Whatever you think about him being the Son of God, the fact that Jesus existed as a historical figure has rarely been disputed.
After all, he is referenced across Christian, Jewish and Roman texts. Josephus’ Antiquities of the Jews, written around AD 93–94, mentions the biblical Jesus in books 18 and 20. Meanwhile the Roman historian Tacitus, in his Annals, written around AD 116, referred both to ‘Christus’ and his execution by Pontius Pilate.
However, historians and bloggers are now increasingly questioning whether the man called Jesus actually existed at all. He may be no more a historical figure than Hercules or Oedipus.
Today, several books explore the subject from a fresh angle, including Zealot by Reza Aslan, Nailed: Ten Christian Myths That Show Jesus Never Existed at All by David Fitzgerald, and How Jesus Became God by Bart Ehrman.
Historians point out the lack of reliable historical sources. Most of the accounts of Jesus of course come from Christian sources – and even these are largely third party narratives written years after his death.
In the Bible, there is no mention at all of Jesus’ life between the ages of 12 and 30 – a pretty glaring omission for a man who only lived to be 33.
A further problem is that few of the biblical accounts have a real name attached to them – rather an apostle who “signs off” the manuscript.

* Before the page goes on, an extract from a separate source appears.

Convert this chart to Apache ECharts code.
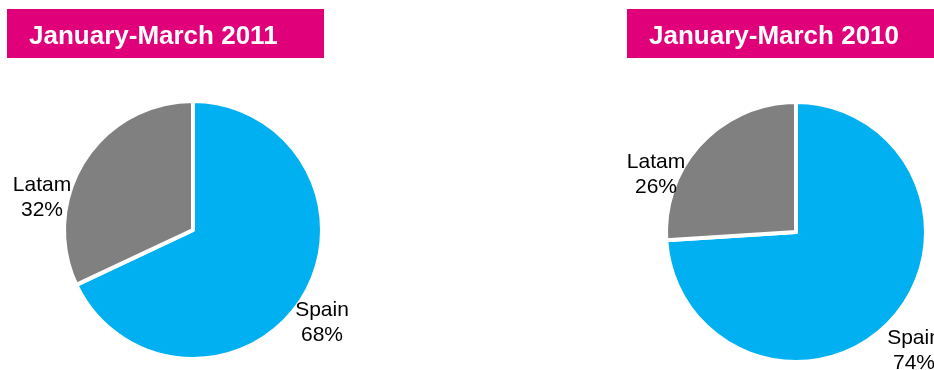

Where non-Christian sources exist, even these are problematic.
Fitzgerald argued that for centuries all serious scholars of Christianity were Christians themselves, and so even secular accounts rely heavily on the religious texts that did the groundwork. They therefore cannot be considered independent sources.
Historian Richard Carrier wrote that even references to Jesus in the work of Josephus were additions done by Christian scribes. He points out that one particular passage, the execution of Jesus under Pilate, was obviously lifted from the Gospel of Luke.
Carrier believes that the character of Christ may have derived from earlier semi-divine beings from Near East mythology. These myths would develop over time into the gospels, he argues.